Суда  парить не могут. Точно так же как  вьётся ручей, а не его бег: 

А бег  виющийся ручья –

              Неловко – власть твоя;

 Я  б смело написал: журчащего  в дубраве.

             Спроси об том хоть музу  ты свою,

 Виющийся  идёт не к бегу, а к ручью.

 Вот  всё!.. Согласен будь иль нет,  ты в полном праве!” 

Жуковский здесь восстаёт против своих же собственных  принципов. Вот как непросто происходило  внедрение в практику стихописания новых ассоциативных, как бы “мерцающих”  связок между словами. При таком  подходе словосочетание становилось  сразу единым сложным семантическим  комплексом, таким, каким его ощущал позже Мандельштам, говоривший про  торчащие из каждого слова лучики смыслов. 
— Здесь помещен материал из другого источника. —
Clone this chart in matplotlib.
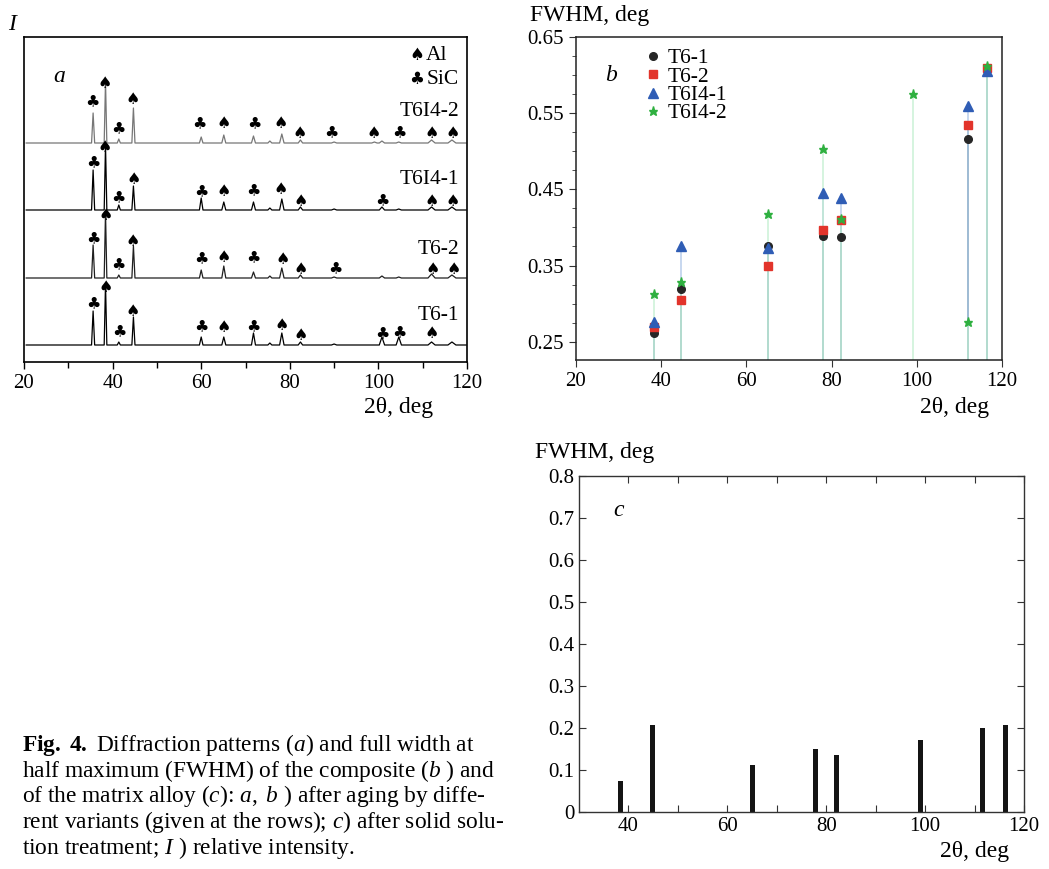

Но вернёмся к «Рыбаку». Тема притягательности, тайной красоты, соблазнительности  зла (точнее было бы сказать, не зла, а  иномирия) начинает волновать Жуковского достаточно рано. Первым опытом в развитии этой линии была баллада 1816 года «Гарольд», повествующая о том, как феи11 заманивают в лес и губят войско героя. Но в ней не хватало именно лексической  странности, смысловых сдвигов, благодаря  которым читатель как бы проваливался в чуждую область таинственного. В «Рыбаке» и «Лесном царе»  новый принцип найден.